There is an un-credited quote that states “timing is everything – in business and in life”. If you’ve ever bought or sold a house, you’d probably agree. So would Marine Harvest Canada’s (MHC) Port Hardy Production Manager, Darren Ingersoll.

In February 2012, Darren was looking to replace a 12 person crew boat that shuttled crew to and from ocean-based salmon farm sites near Port Hardy, British Columbia.  MHC farms had been supplied by a company-owned vessel, but Darren was looking to outsource the service.

At the same time the Gwa’sala-‘Nakwaxda’xw Nations (GNN) was looking for an anchor customer to help secure a new marine services and tourism business – GNN Marine Services.  

“In retrospect, the timing couldn’t have been better,” says GNN’s Economic Development Officer Conrad Browne.

GNN Marine Services

GNN Marine Services

A business relationship was not new to the company or Nations, as they have enjoyed an ongoing partnership agreement since 2000. A commitment of this agreement is to help support economic opportunities within GNN’s Traditional Territory.   

Conrad and Darren met to discuss the potential business to business relationship and decided to give it a three month trial beginning in the summer of 2012.

A few things were required first – most importantly a boat and skipper.
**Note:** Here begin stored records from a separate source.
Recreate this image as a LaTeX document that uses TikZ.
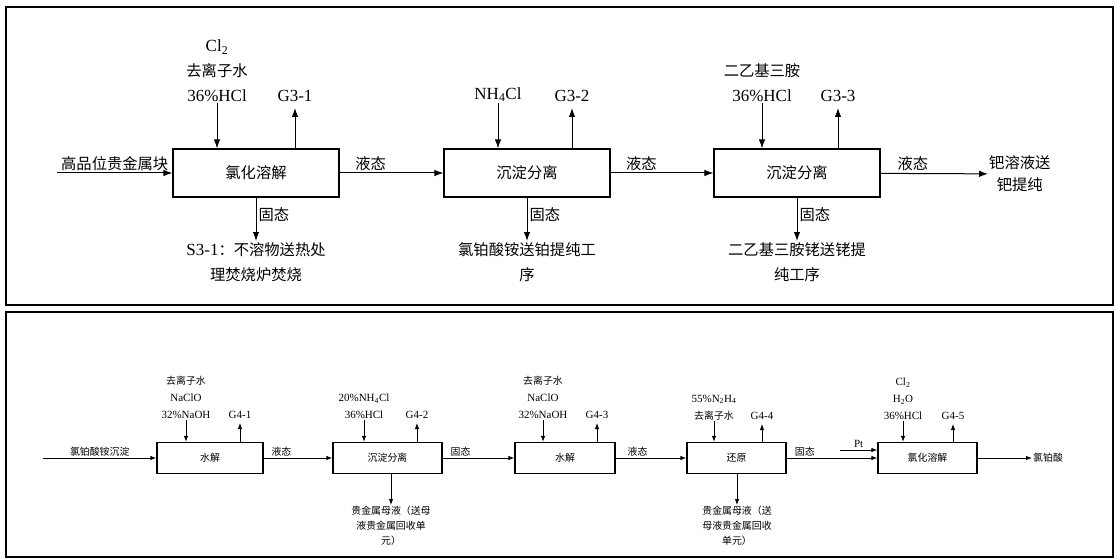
\documentclass[tikz,border=0pt]{standalone}
\usepackage{fontspec}
\setmainfont{Liberation Serif}
\newfontfamily\cjk[Scale=0.9]{Noto Sans CJK SC}
\usetikzlibrary{arrows.meta}
\newcommand{\zh}[1]{{\cjk #1}}
\begin{document}
\begin{tikzpicture}[x=1pt,y=-1pt,
  frame/.style={draw, line width=1.6pt},
  topbox/.style={draw, line width=1.2pt, minimum height=48pt, minimum width=166pt, inner sep=0pt, font=\fontsize{17}{22}\selectfont},
  toplab/.style={align=center, inner sep=1pt, font=\fontsize{17}{25}\selectfont},
  topflow/.style={inner sep=2pt, font=\fontsize{17}{22}\selectfont},
  toparr/.style={line width=1pt, -{Latex[length=9pt,width=6.5pt]}},
  botbox/.style={draw, line width=1.2pt, minimum height=31pt, inner sep=0pt, font=\fontsize{11}{15}\selectfont},
  botlab/.style={align=center, inner sep=1pt, font=\fontsize{11}{17}\selectfont},
  botflow/.style={inner sep=1.5pt, font=\fontsize{11}{15}\selectfont},
  botarr/.style={line width=0.9pt, -{Latex[length=6pt,width=4.5pt]}},
]
\useasboundingbox (0,0) rectangle (1117,559);
\draw[frame] (6,7) rectangle (1113,305);
\draw[frame] (6,312) rectangle (1113,557);

% ---------- top row ----------
\node[topbox] (t1) at (256,173) {\zh{氯化溶解}};
\node[topbox] (t2) at (527,173) {\zh{沉淀分离}};
\node[topbox] (t3) at (797,173) {\zh{沉淀分离}};

\node[toplab, anchor=south] (t1in) at (217,103) {Cl\textsubscript{2}\\\zh{去离子水}\\36\%HCl};
\node[toplab, anchor=south] (g31) at (295,103) {G3-1};
\node[toplab, anchor=south] (t2in) at (498,103) {NH\textsubscript{4}Cl};
\node[toplab, anchor=south] (g32) at (572,103) {G3-2};
\node[toplab, anchor=south] (t3in) at (762,103) {\zh{二乙基三胺}\\36\%HCl};
\node[toplab, anchor=south] (g33) at (838,103) {G3-3};

\draw[toparr] (t1in.south) -- (t1in.south |- t1.north);
\draw[toparr] (t2in.south) -- (t2in.south |- t2.north);
\draw[toparr] (t3in.south) -- (t3in.south |- t3.north);
\draw[toparr, shorten >=5pt] (g31.south |- t1.north) -- (g31.south);
\draw[toparr, shorten >=5pt] (g32.south |- t2.north) -- (g32.south);
\draw[toparr, shorten >=5pt] (g33.south |- t3.north) -- (g33.south);

\node[toplab, anchor=north] (s1) at (256,241) {S3-1\zh{：不溶物送热处}\\\zh{理焚烧炉焚烧}};
\node[toplab, anchor=north] (s2) at (527,241) {\zh{氯铂酸铵送铂提纯工}\\\zh{序}};
\node[toplab, anchor=north] (s3) at (797,241) {\zh{二乙基三胺铑送铑提}\\\zh{纯工序}};
\draw[toparr] (t1.south) -- node[topflow, right, pos=0.4] {\zh{固态}} (s1.north);
\draw[toparr] (t2.south) -- node[topflow, right, pos=0.4] {\zh{固态}} (s2.north);
\draw[toparr] (t3.south) -- node[topflow, right, pos=0.4] {\zh{固态}} (s3.north);

\coordinate (src) at (57,173);
\draw[toparr] (src) -- node[topflow, above] {\zh{高品位贵金属块}} (t1);
\draw[toparr] (t1) -- node[topflow, above, pos=0.3] {\zh{液态}} (t2);
\draw[toparr] (t2) -- node[topflow, above, pos=0.3] {\zh{液态}} (t3);
\node[toplab, anchor=west, font=\fontsize{17}{22}\selectfont] (out) at (988,174) {\zh{钯溶液送}\\\zh{钯提纯}};
\draw[toparr] (t3) -- node[topflow, above, pos=0.3] {\zh{液态}} (out);

% ---------- bottom row ----------
\node[botbox, minimum width=106pt] (b1) at (210,458) {\zh{水解}};
\node[botbox, minimum width=109pt] (b2) at (387.5,458) {\zh{沉淀分离}};
\node[botbox, minimum width=100pt] (b3) at (565,458) {\zh{水解}};
\node[botbox, minimum width=99pt] (b4) at (736.5,458) {\zh{还原}};
\node[botbox, minimum width=99pt] (b5) at (927.5,458) {\zh{氯化溶解}};

\node[botlab, anchor=south] (b1in) at (186,420) {\zh{去离子水}\\NaClO\\32\%NaOH};
\node[botlab, anchor=south] (g41) at (240,420) {G4-1};
\node[botlab, anchor=south] (b2in) at (364,420) {20\%NH\textsubscript{4}Cl\\36\%HCl};
\node[botlab, anchor=south] (g42) at (417,420) {G4-2};
\node[botlab, anchor=south] (b3in) at (543,420) {\zh{去离子水}\\NaClO\\32\%NaOH};
\node[botlab, anchor=south] (g43) at (597,420) {G4-3};
\node[botlab, anchor=south] (b4in) at (714,421) {55\%N\textsubscript{2}H\textsubscript{4}\\\zh{去离子水}};
\node[botlab, anchor=south] (g44) at (762,421) {G4-4};
\node[botlab, anchor=south] (b5in) at (903,421) {Cl\textsubscript{2}\\H\textsubscript{2}O\\36\%HCl};
\node[botlab, anchor=south] (g45) at (953,421) {G4-5};

\draw[botarr] (b1in.south) -- (b1in.south |- b1.north);
\draw[botarr] (b2in.south) -- (b2in.south |- b2.north);
\draw[botarr] (b3in.south) -- (b3in.south |- b3.north);
\draw[botarr] (b4in.south) -- (b4in.south |- b4.north);
\draw[botarr] (b5in.south) -- (b5in.south |- b5.north);
\draw[botarr, shorten >=3pt] (g41.south |- b1.north) -- (g41.south);
\draw[botarr, shorten >=3pt] (g42.south |- b2.north) -- (g42.south);
\draw[botarr, shorten >=3pt] (g43.south |- b3.north) -- (g43.south);
\draw[botarr, shorten >=3pt] (g44.south |- b4.north) -- (g44.south);
\draw[botarr, shorten >=3pt] (g45.south |- b5.north) -- (g45.south);

\node[botlab, anchor=north, font=\fontsize{11}{15}\selectfont] (m1) at (391,505) {\zh{贵金属母液（送母}\\\zh{液贵金属回收单}\\\zh{元）}};
\node[botlab, anchor=north, font=\fontsize{11}{15}\selectfont] (m2) at (737,505) {\zh{贵金属母液（送}\\\zh{母液贵金属回收}\\\zh{单元）}};
\draw[botarr] (b2.south -| m1.north) -- (m1.north);
\draw[botarr] (b4.south -| m2.north) -- (m2.north);

\coordinate (bsrc) at (43,458);
\draw[botarr] (bsrc) -- node[botflow, above] {\zh{氯铂酸铵沉淀}} (b1);
\draw[botarr] (b1) -- node[botflow, above, pos=0.26] {\zh{液态}} (b2);
\draw[botarr] (b2) -- node[botflow, above, pos=0.25] {\zh{固态}} (b3);
\draw[botarr] (b3) -- node[botflow, above, pos=0.31] {\zh{液态}} (b4);
\draw[botarr] (b4) -- node[botflow, above, pos=0.2] {\zh{固态}} (b5);
\coordinate (pt) at (840,450);
\draw[botarr] (pt) -- node[botflow, above] {Pt} (pt -| b5.west);
\node[botlab, anchor=west] (prod) at (1032,458) {\zh{氯铂酸}};
\draw[botarr] (b5) -- (prod);
\end{tikzpicture}
\end{document}
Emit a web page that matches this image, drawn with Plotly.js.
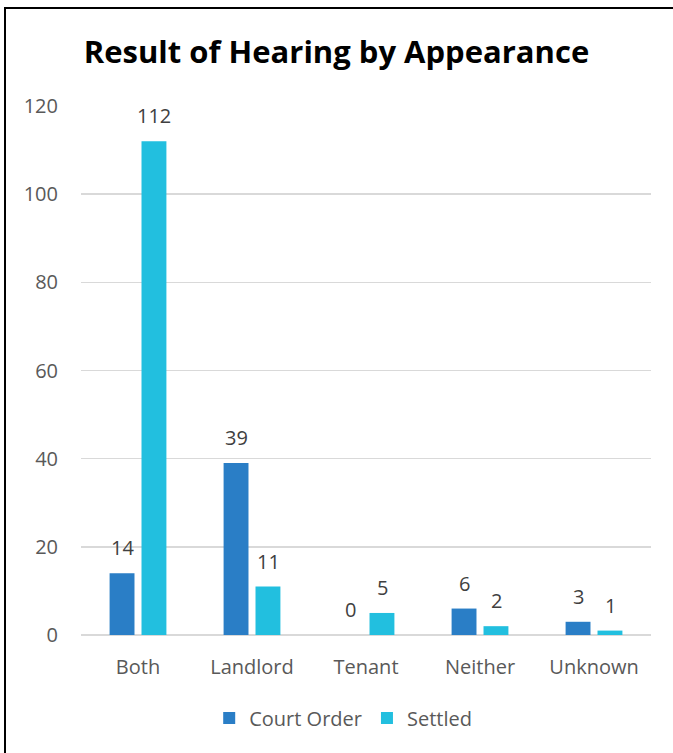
<!DOCTYPE html>
<html>
<head>
<meta charset="utf-8">
<script src="https://cdn.plot.ly/plotly-3.0.1.min.js"></script>
<style>
  html, body { margin: 0; padding: 0; background: #fff; }
  #wrap { position: relative; width: 673px; height: 753px; overflow: hidden; }
  #frame { position: absolute; left: 4px; top: 7px; width: 700px; height: 800px;
           border-top: 2px solid #000; border-left: 2px solid #000; pointer-events: none; }
  #chart { position: absolute; left: 0; top: 0; width: 673px; height: 753px; }
</style>
</head>
<body>
<div id="wrap">
  <div id="chart"></div>
  <div id="frame"></div>
</div>
<script>
const categories = ["Both", "Landlord", "Tenant", "Neither", "Unknown"];
const courtOrder = [14, 39, 0, 6, 3];
const settled = [112, 11, 5, 2, 1];
const yTicks = [0, 20, 40, 60, 80, 100, 120];

const seriesNames = ["Court Order", "Settled"];
const seriesColors = ["#2A7EC6", "#22BFDF"];
const seriesValues = [courtOrder, settled];

const labelFont = { family: "Open Sans, Noto Sans, sans-serif", size: 20, color: "#404040" };

const traces = seriesValues.map((vals, i) => ({
  type: "bar", name: seriesNames[i], x: categories, y: vals,
  marker: { color: seriesColors[i] }, hoverinfo: "skip"
}));

// value labels above each bar, shifted left/right to sit over its bar in the group
const barShift = 16;
const annotations = [];
seriesValues.forEach((vals, i) => {
  vals.forEach((v, j) => {
    annotations.push({
      xref: "x", yref: "y", x: categories[j], y: v,
      text: String(v), showarrow: false,
      xshift: i === 0 ? -barShift : barShift,
      yanchor: "bottom", yshift: 10,
      font: labelFont
    });
  });
});

const layout = {
  width: 673, height: 753,
  margin: { l: 81, r: 22, t: 106, b: 118 },
  paper_bgcolor: "#ffffff", plot_bgcolor: "#ffffff",
  title: {
    text: "<b>Result of Hearing by Appearance</b>",
    font: { family: "Open Sans, sans-serif", size: 31, color: "#000" },
    x: 0.5, xanchor: "center", y: 0.931, yanchor: "middle"
  },
  barmode: "group", bargap: 0.44, bargroupgap: 0.22,
  xaxis: {
    type: "category", showgrid: false, zeroline: false, showline: false,
    ticks: "", ticklabelstandoff: 18,
    tickfont: { family: "Open Sans, sans-serif", size: 20, color: "#595959" }
  },
  yaxis: {
    range: [0, 120], tickvals: yTicks, ticktext: yTicks.map(String),
    showgrid: true, gridcolor: "#d9d9d9", gridwidth: 1.5,
    zeroline: true, zerolinecolor: "#d9d9d9", zerolinewidth: 1.5,
    showline: false, ticks: "", ticklabelstandoff: 22,
    tickfont: { family: "Open Sans, sans-serif", size: 20, color: "#595959" }
  },
  annotations: annotations,
  showlegend: true,
  legend: {
    orientation: "h", x: 0.46, xanchor: "center", y: -0.157, yanchor: "middle",
    font: { family: "Open Sans, sans-serif", size: 20, color: "#595959" },
    itemwidth: 30, traceorder: "normal"
  }
};

Plotly.newPlot("chart", traces, layout, { displayModeBar: false, staticPlot: true });
</script>
</body>
</html>
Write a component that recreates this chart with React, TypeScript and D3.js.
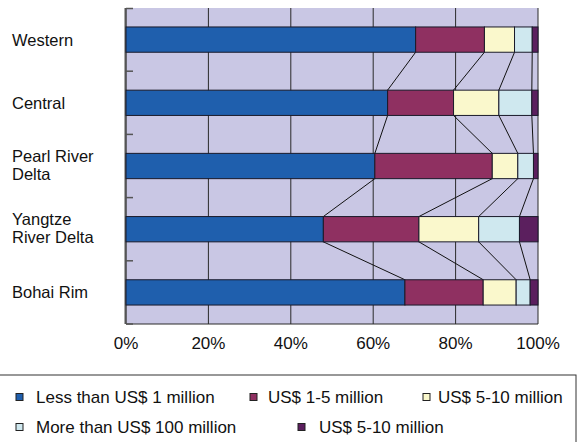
import React from "react";
import * as d3 from "d3";

const categories = ["Western", "Central", "Pearl River Delta", "Yangtze River Delta", "Bohai Rim"];
const categoryLines = [["Western"], ["Central"], ["Pearl River", "Delta"], ["Yangtze", "River Delta"], ["Bohai Rim"]];
const seriesNames = [
  "Less than US$ 1 million",
  "US$ 1-5 million",
  "US$ 5-10 million",
  "More than US$ 100 million",
  "US$ 5-10 million",
];
const lessThan1 = [70.3, 63.5, 60.4, 47.9, 67.7];
const from1to5 = [16.7, 16.0, 28.5, 23.2, 19.0];
const from5to10 = [7.3, 11.0, 6.2, 14.5, 8.0];
const moreThan100 = [4.3, 8.0, 3.8, 9.9, 3.4];
const other5to10 = [1.4, 1.5, 1.1, 4.5, 1.9];
const seriesValues = [lessThan1, from1to5, from5to10, moreThan100, other5to10];
const xTicks = [0, 20, 40, 60, 80, 100];

const colors = ["#1F5FAD", "#8F3061", "#FAF8CC", "#CFE8EF", "#5B1F5E"];

export default function App() {
  const W = 578, H = 442;
  const left = 126, right = 538, top = 8, bottom = 324;
  const x = d3.scaleLinear().domain([0, 100]).range([left, right]);
  const y = d3.scaleBand<string>().domain(categories).range([top, bottom]).paddingInner(0.6).paddingOuter(0.3);
  const yb = d3.scaleBand<string>().domain(categories).range([top, bottom]);

  const rows = categories.map((c, i) => {
    const o: any = { cat: c };
    seriesValues.forEach((s, k) => (o["s" + k] = s[i]));
    return o;
  });
  const keys = seriesValues.map((_, k) => "s" + k);
  const stack = d3.stack<any>().keys(keys)(rows);

  const seriesLines: any[] = [];
  for (let i = 0; i < categories.length - 1; i++) {
    for (let k = 0; k < keys.length - 1; k++) {
      const a = stack[k][i][1];
      const b = stack[k][i + 1][1];
      seriesLines.push({
        x1: x(a), y1: (y(categories[i]) as number) + y.bandwidth(),
        x2: x(b), y2: y(categories[i + 1]) as number,
      });
    }
  }

  const font = "'Liberation Sans', Arial, sans-serif";
  const legendPos = [
    { sx: 16, tx: 36, cy: 397 },
    { sx: 250, tx: 268, cy: 397 },
    { sx: 423, tx: 438, cy: 397 },
    { sx: 16, tx: 36, cy: 427 },
    { sx: 298, tx: 319, cy: 427 },
  ];

  return (
    <svg width={W} height={H} style={{ position: "absolute", left: 0, top: 0, background: "#fff" }} fontFamily={font}>
      <rect x={left} y={top} width={right - left} height={bottom - top} fill="#C9C7E4" />
      {xTicks.map((t) => (
        <line key={"g" + t} x1={x(t)} x2={x(t)} y1={top} y2={bottom} stroke="#2a2a2a" strokeWidth={1} />
      ))}
      <line x1={left} x2={right} y1={bottom} y2={bottom} stroke="#2a2a2a" strokeWidth={1} />
      <line x1={left - 0.5} x2={left - 0.5} y1={top} y2={bottom} stroke="#555" strokeWidth={2} />
      {categories.map((c, i) => (
        <line key={"t" + i} x1={left} x2={left + 7} y1={(yb(c) as number) + (i === 0 ? 0.5 : 0)} y2={(yb(c) as number) + (i === 0 ? 0.5 : 0)} stroke="#555" strokeWidth={1.5} />
      ))}
      <line x1={left} x2={left + 7} y1={bottom} y2={bottom} stroke="#555" strokeWidth={1.5} />
      {seriesLines.map((l, i) => (
        <line key={"sl" + i} x1={l.x1} y1={l.y1} x2={l.x2} y2={l.y2} stroke="#111" strokeWidth={1} />
      ))}
      {stack.map((s, k) =>
        s.map((d, i) => (
          <rect
            key={k + "-" + i}
            x={x(d[0])}
            y={y(categories[i])}
            width={x(d[1]) - x(d[0])}
            height={y.bandwidth()}
            fill={colors[k]}
            stroke="#1a1a2a"
            strokeWidth={1}
          />
        ))
      )}
      {categories.map((c, i) => {
        const cy = (y(c) as number) + y.bandwidth() / 2;
        const lines = categoryLines[i];
        const lh = 18;
        const start = lines.length > 1 ? cy - 4 : cy + 6;
        return (
          <text key={"c" + i} x={12} fontSize={16.5} fill="#111">
            {lines.map((ln, j) => (
              <tspan key={j} x={12} y={start + j * lh}>{ln}</tspan>
            ))}
          </text>
        );
      })}
      {xTicks.map((t) => (
        <text key={"x" + t} x={x(t)} y={349} textAnchor="middle" fontSize={17} fill="#111">{t}%</text>
      ))}
      <rect x={-1} y={375} width={577} height={80} fill="none" stroke="#333" strokeWidth={1} />
      {seriesNames.map((n, k) => (
        <g key={"l" + k}>
          <rect x={legendPos[k].sx} y={legendPos[k].cy - 3.5} width={7} height={7} fill={colors[k]} stroke="#222" strokeWidth={1} />
          <text x={legendPos[k].tx} y={legendPos[k].cy + 6} fontSize={17} fill="#111">{n}</text>
        </g>
      ))}
    </svg>
  );
}
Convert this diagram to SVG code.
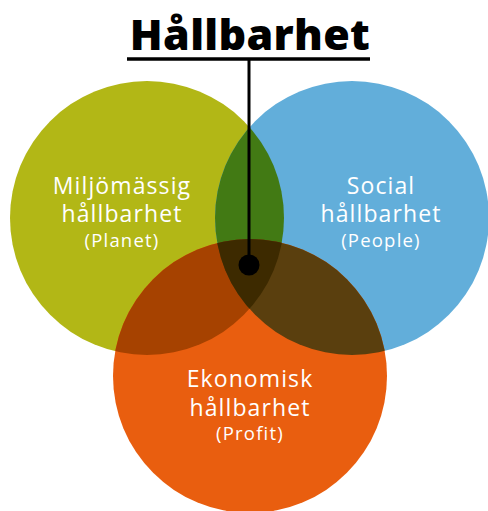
<svg xmlns="http://www.w3.org/2000/svg" width="488" height="511" viewBox="0 0 488 511">
<style>
.lbl{font-family:"Open Sans","Liberation Sans",sans-serif;fill:#ffffff;text-anchor:middle}
.big{font-size:23px;letter-spacing:1.1px}
.small{font-size:18.5px;letter-spacing:1.2px}
.title{font-family:"Open Sans","Liberation Sans",sans-serif;font-weight:800;font-size:43px;letter-spacing:0.3px;fill:#000;text-anchor:middle}
</style>
<defs>
<clipPath id="cL"><circle cx="147" cy="218" r="137"/></clipPath>
<clipPath id="cR"><circle cx="352" cy="218" r="137"/></clipPath>
<clipPath id="cB"><circle cx="250" cy="376" r="137"/></clipPath>
</defs>
<rect width="488" height="511" fill="#fff"/>
<g id="planet">
<circle cx="147" cy="218" r="137" fill="#B2B716"/>
</g>
<g id="people">
<circle cx="352" cy="218" r="137" fill="#62AEDA"/>
</g>
<g id="profit">
<circle cx="250" cy="376" r="137" fill="#E95E0F"/>
</g>
<g id="overlaps">
<g clip-path="url(#cL)"><circle cx="352" cy="218" r="137" fill="#427A14"/></g>
<g clip-path="url(#cL)"><circle cx="250" cy="376" r="137" fill="#A64200"/></g>
<g clip-path="url(#cR)"><circle cx="250" cy="376" r="137" fill="#5A3F0E"/></g>
<g clip-path="url(#cL)"><g clip-path="url(#cR)"><circle cx="250" cy="376" r="137" fill="#3D2A00"/></g></g>
</g>
<g id="labels">
<text class="lbl big" x="122" y="194">Miljömässig</text>
<text class="lbl big" x="122" y="222">hållbarhet</text>
<text class="lbl small" x="122" y="247">(Planet)</text>
<text class="lbl big" x="381" y="194">Social</text>
<text class="lbl big" x="381" y="222">hållbarhet</text>
<text class="lbl small" x="381" y="247">(People)</text>
<text class="lbl big" x="250" y="387">Ekonomisk</text>
<text class="lbl big" x="250" y="416">hållbarhet</text>
<text class="lbl small" x="250" y="440">(Profit)</text>
</g>
<g id="title">
<text class="title" x="250" y="50">Hållbarhet</text>
</g>
<g id="connectors">
<line x1="127" y1="59" x2="370" y2="59" stroke="#000" stroke-width="3.5"/>
<line x1="249" y1="59" x2="249" y2="262" stroke="#000" stroke-width="3"/>
<circle cx="249" cy="265" r="10.5" fill="#000"/>
</g>
</svg>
So GNN Marine purchased “Gordies Girl”, a 28 foot, 12 seat crew boat. A total refit was required and was done locally at Progressive Diesel in Port McNeill. “GNN went over and above what is required for vessel comfort” adds Conrad, “but the final product was well worth it.”

At the same time this Coast Guard certified vessel was secured, the Nations began training several band members. Today there are two full-time, licensed operators.

Business operations and operator safety and conduct are overlooked by Angela Smith, a resident of Port Hardy.

“We began providing service to Marine Harvest in July of 2012,” says Angela, “and the boat is now busy four days a week shuttling crew and supplies to the salmon farms in the area.”  

The year-round service required by MHC has helped GNN expand their marine services business to include two boats and to further develop their eco-tourism business – Nakwakto Rapids Tours. The wildlife and cultural tour includes a run of Nakwakto Rapids – the tidal rapids peak at 30 km per hour – making it the world’s fastest navigable tidal surge according to the Guinness Book of World Records.

“It’s a win-win-win,” says Darren. “GNN Marine Services has a core customer and we have a solid, reliable and safe service that can also provide North Island communities with valuable marine services and tourism opportunities.